Put up or shut up
Heineken and Carlsberg have made two “indicative proposals” but no formal bid yet for Scottish & Newcastle (S&N). Having lost patience, S&N has asked the Takeover Panel to set a deadline for a formal bid, which has been scheduled for 21 January.
You have to give it to the Brits: they have a way with words. Or who could have summed up the Takeover Panel’s ruling in five words only? “Put up or shut up.” In more prolix fashion, the panel has told the consortium of Heineken and Carlsberg to either make a formal bid for S&N or walk way from it.
The deadline for the formal bid has been set for 21 January 2008.
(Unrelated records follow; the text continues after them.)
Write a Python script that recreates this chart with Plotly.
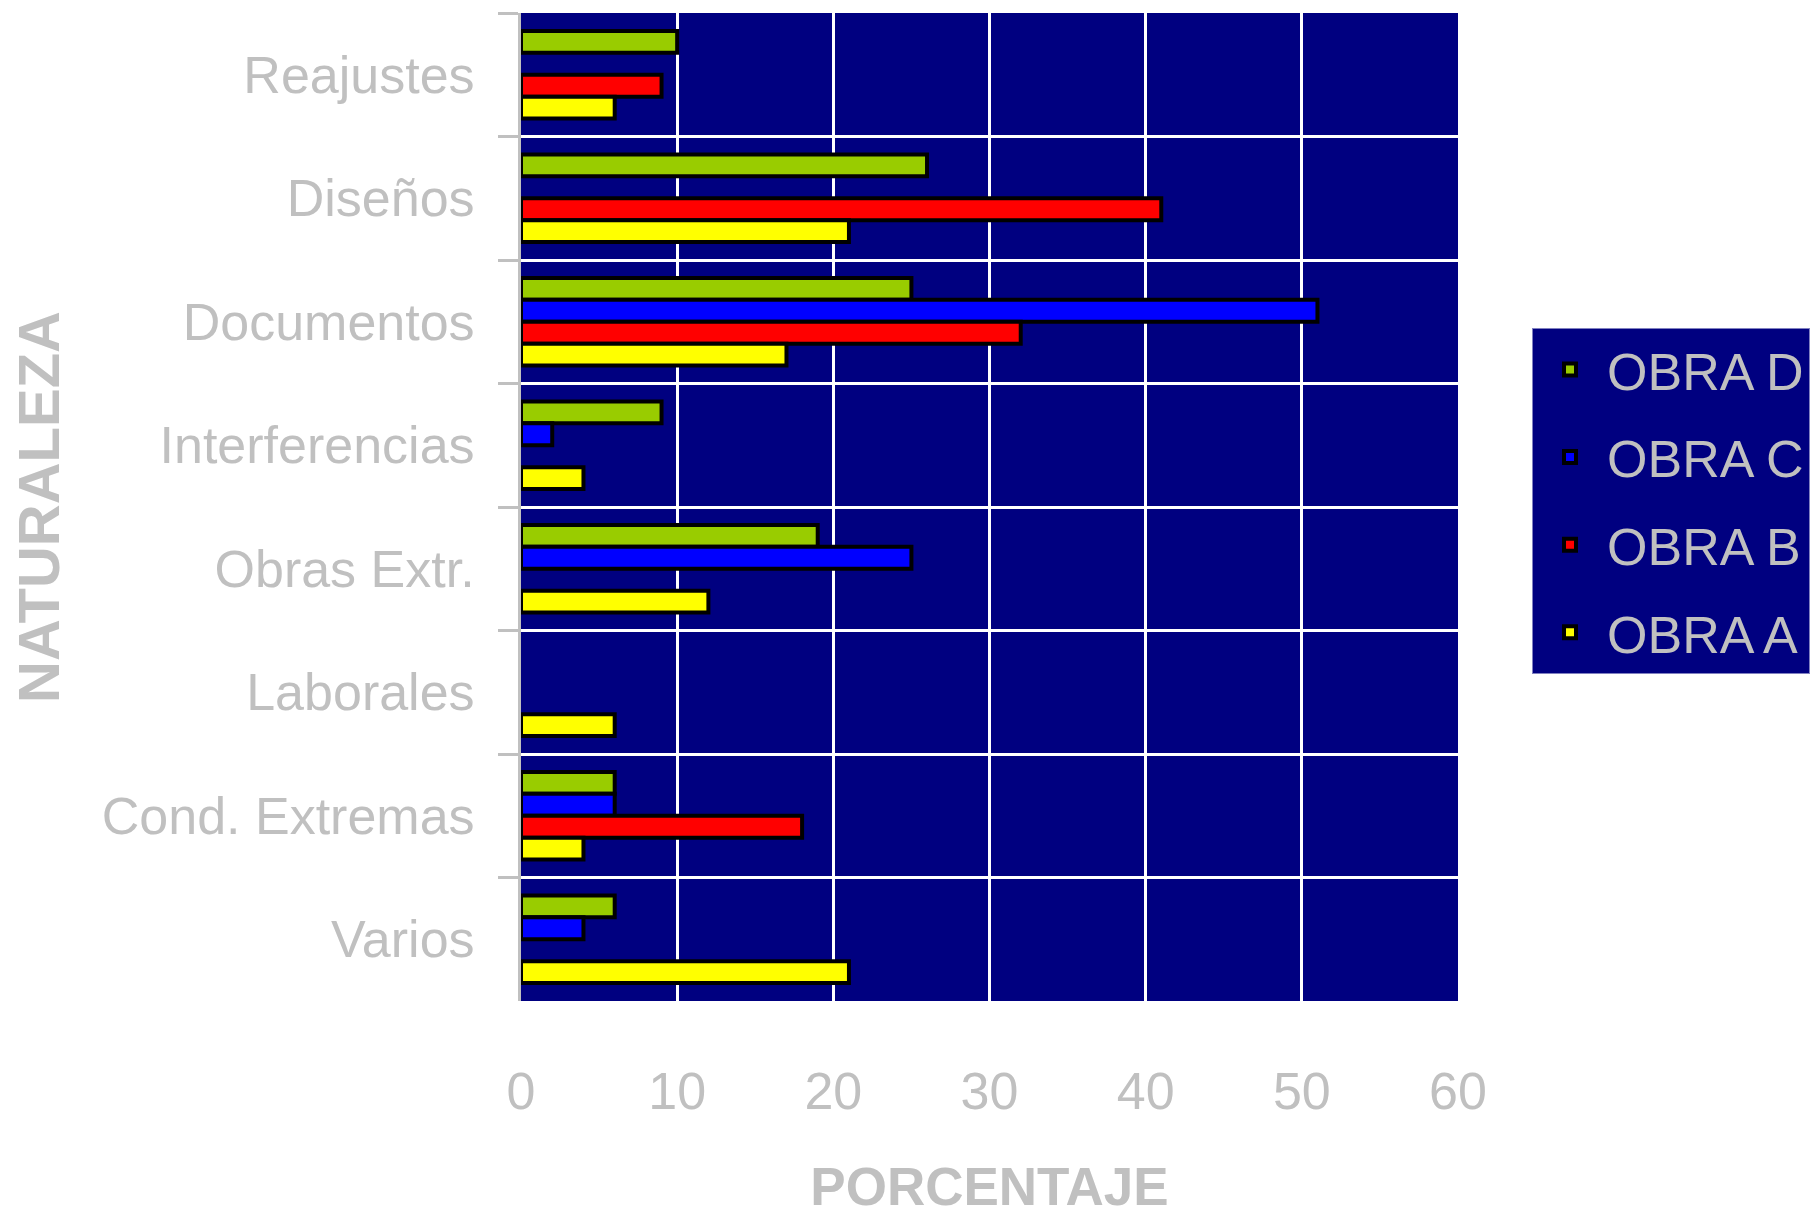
import plotly.graph_objects as go

categories = ["Reajustes", "Diseños", "Documentos", "Interferencias",
              "Obras Extr.", "Laborales", "Cond. Extremas", "Varios"]
obra_d = [10, 26, 25, 9, 19, None, 6, 6]
obra_c = [None, None, 51, 2, 25, None, 6, 4]
obra_b = [9, 41, 32, None, None, None, 18, None]
obra_a = [6, 21, 17, 4, 12, 6, 4, 21]
series_names = ["OBRA D", "OBRA C", "OBRA B", "OBRA A"]
series_values = [obra_d, obra_c, obra_b, obra_a]
series_colors = ["#99CC00", "#0000FF", "#FF0000", "#FFFF00"]
x_ticks = [0, 10, 20, 30, 40, 50, 60]

GRAY = "#C0C0C0"
NAVY = "#000080"
FONT = "Liberation Sans, Arial, sans-serif"

fig = go.Figure()
for name, vals, col in zip(series_names, series_values, series_colors):
    fig.add_trace(go.Bar(
        y=categories, x=vals, name=name, orientation="h",
        marker=dict(color=col, line=dict(color="black", width=4)),
        legendgroup=name,
    ))

fig.update_layout(
    width=1819, height=1216,
    margin=dict(l=521, r=361, t=13, b=215, autoexpand=False),
    paper_bgcolor="white", plot_bgcolor=NAVY,
    barmode="group", bargap=0.29, bargroupgap=0,
    font=dict(family=FONT, color=GRAY, size=52),
    showlegend=True,
    legend=dict(
        x=1.079, y=0.681, xanchor="left", yanchor="top",
        bgcolor=NAVY, bordercolor="#8080C0", borderwidth=1,
        font=dict(family=FONT, color=GRAY, size=52),
        traceorder="grouped", tracegroupgap=17, itemwidth=64,
    ),
)

fig.update_yaxes(
    type="category", categoryorder="array", categoryarray=categories,
    autorange="reversed", tickson="boundaries",
    ticks="outside", ticklen=20, tickwidth=3, tickcolor=GRAY,
    showline=True, linecolor=GRAY, linewidth=3,
    showgrid=True, gridcolor="white", gridwidth=3,
    tickfont=dict(family=FONT, color=GRAY, size=52),
    ticklabelstandoff=33,
    title=dict(text="<b>NATURALEZA</b>", font=dict(family=FONT, color=GRAY, size=58), standoff=24),
)
fig.update_xaxes(
    range=[0, 60], tickvals=x_ticks, ticktext=[str(v) for v in x_ticks],
    showgrid=True, gridcolor="white", gridwidth=3,
    zeroline=False, showline=False, ticks="",
    tickfont=dict(family=FONT, color=GRAY, size=52),
    ticklabelstandoff=55,
    title=dict(text="<b>PORCENTAJE</b>", font=dict(family=FONT, color=GRAY, size=53), standoff=52),
)

fig.write_html("out.html")
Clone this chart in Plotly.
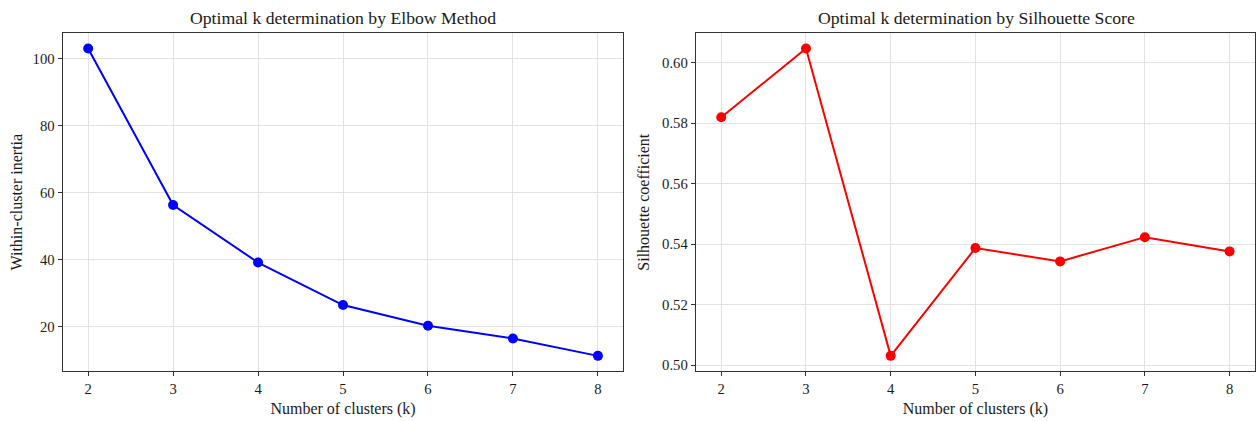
import plotly.graph_objects as go

k_values = [2, 3, 4, 5, 6, 7, 8]
inertia = [103.1, 56.3, 39.1, 26.4, 20.2, 16.4, 11.2]
silhouette = [0.5819, 0.6046, 0.5031, 0.5387, 0.5343, 0.5423, 0.5376]

left_title = "Optimal k determination by Elbow Method"
right_title = "Optimal k determination by Silhouette Score"
x_label = "Number of clusters (k)"
left_ylabel = "Within-cluster inertia"
right_ylabel = "Silhouette coefficient"

FONT = "Liberation Serif, Times New Roman, serif"
W, H = 1256, 421

fig = go.Figure()
fig.add_trace(go.Scatter(x=k_values, y=inertia, mode="lines+markers",
                         line=dict(color="#0000ff", width=2),
                         marker=dict(color="#0000ff", size=10),
                         xaxis="x", yaxis="y", showlegend=False))
fig.add_trace(go.Scatter(x=k_values, y=silhouette, mode="lines+markers",
                         line=dict(color="#ff0000", width=2),
                         marker=dict(color="#ff0000", size=10),
                         xaxis="x2", yaxis="y2", showlegend=False))

def pad(vals, frac=0.05):
    lo, hi = min(vals), max(vals)
    d = (hi - lo) * frac
    return [lo - d, hi + d]

axis_common = dict(showline=True, linecolor="#333333", linewidth=1.2, mirror=True,
                   ticks="outside", ticklen=4, tickcolor="#333333",
                   showgrid=True, gridcolor="#e3e3e3", gridwidth=1,
                   zeroline=False, tickfont=dict(family=FONT, size=14.7, color="#1a1a1a"),
                   title_font=dict(family=FONT, size=16, color="#1a1a1a"))

ytop = 1 - 33.3 / H
ybot = 1 - 373 / H

fig.update_layout(
    width=W, height=H,
    margin=dict(l=0, r=0, t=0, b=0),
    paper_bgcolor="white", plot_bgcolor="white",
    font=dict(family=FONT, color="#1a1a1a"),
    xaxis=dict(domain=[62.7 / W, 623.9 / W], range=[1.7, 8.3], tickvals=k_values,
               anchor="y", title=dict(text=x_label, standoff=6), **axis_common),
    yaxis=dict(domain=[ybot, ytop], range=pad(inertia), tickvals=[20, 40, 60, 80, 100],
               anchor="x", title=dict(text=left_ylabel, standoff=5), **axis_common),
    xaxis2=dict(domain=[696.4 / W, 1.0], range=[1.7, 8.3], tickvals=k_values,
                anchor="y2", title=dict(text=x_label, standoff=6), **axis_common),
    yaxis2=dict(domain=[ybot, ytop], range=pad(silhouette),
                tickvals=[0.50, 0.52, 0.54, 0.56, 0.58, 0.60], tickformat=".2f",
                anchor="x2", title=dict(text=right_ylabel, standoff=8), **axis_common),
    annotations=[
        dict(text=left_title, x=(62.7 + 623.9) / 2 / W, y=1 - 18 / H, xref="paper", yref="paper",
             showarrow=False, xanchor="center", yanchor="middle",
             font=dict(family=FONT, size=17.7, color="#1a1a1a")),
        dict(text=right_title, x=(696.4 + 1258.5) / 2 / W, y=1 - 18 / H, xref="paper", yref="paper",
             showarrow=False, xanchor="center", yanchor="middle",
             font=dict(family=FONT, size=17.7, color="#1a1a1a")),
    ],
)

fig.write_html("out.html", config={"displayModeBar": False},
               post_script="document.body.style.margin='0px';document.body.style.overflow='hidden';")
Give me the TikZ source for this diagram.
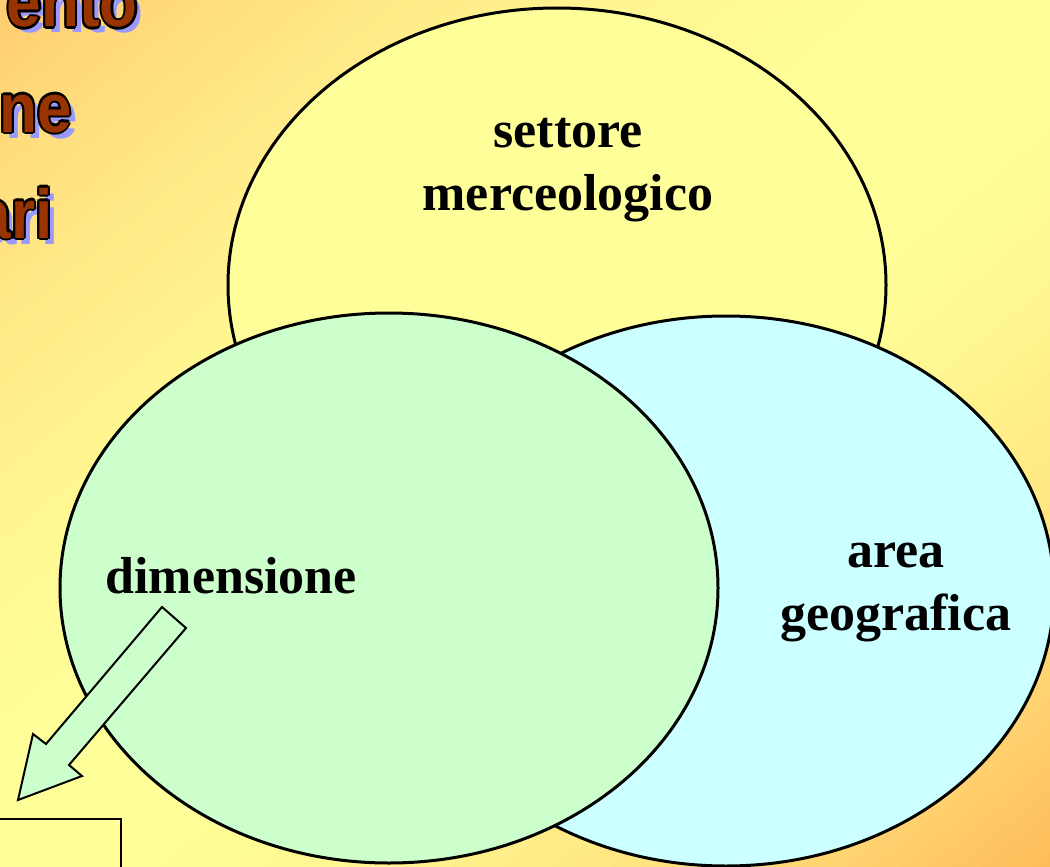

Normally, if a bidder does not make a formal offer within the agreed timeframe, it may not do so for at least another six months or unless another party makes a bid.
Obviously, the board of S&N welcomes the announcement by the Takeover Panel. By the end of January, the Consortium will have had three months to make a decision. S&N believes it is in the interests of the company and its shareholders that this long period of uncertainty is brought to an end.
So far, Heineken and Carlsberg have made two “indicative proposals”, the latest of which values S&N at GBP 7.5 per share, which equates to GBP 7.3 billion (EUR 9.8 billion). This was rejected by the Edinburgh-based brewer as “wholly inadequate”.
The key points of controversy between the two sides concern Baltic Beverages Holding (BBH), a joint venture company owned 50-50 by S&N and Carlsberg.
S&N alleges that Carlsberg’s offer breaches the shareholder agreement governing the venture and has taken its case to arbitration. Carlsberg’s CEO Jorgen Buhl Rasmussen, has dismissed its rival’s legal claims as having no merit.
The other point of contention is the worth of BBH, which is, without doubt, the most valuable of S&N’s assets.
In early January, S&N announced that the Arbitration Institute of The Stockholm Chamber Of Commerce has said that the dispute between S&N and Carlsberg over BBH’s shareholder agreement will be resolved by 3 July 2008.
S&N is confident that the arbitration court will support its claims that Carlsberg has misused confidential BBH information and has breached its duty of loyalty thus damaging the joint venture. Should the court rule in S&N’s favour, S&N expects it will have the right to acquire Carlsberg’s 50 percent share in BBH at fair market value.
Shares in S&N closed on 7 January at GBP 7.285, valuing the company at GBP 6.9 billion (EUR 9.2 billion).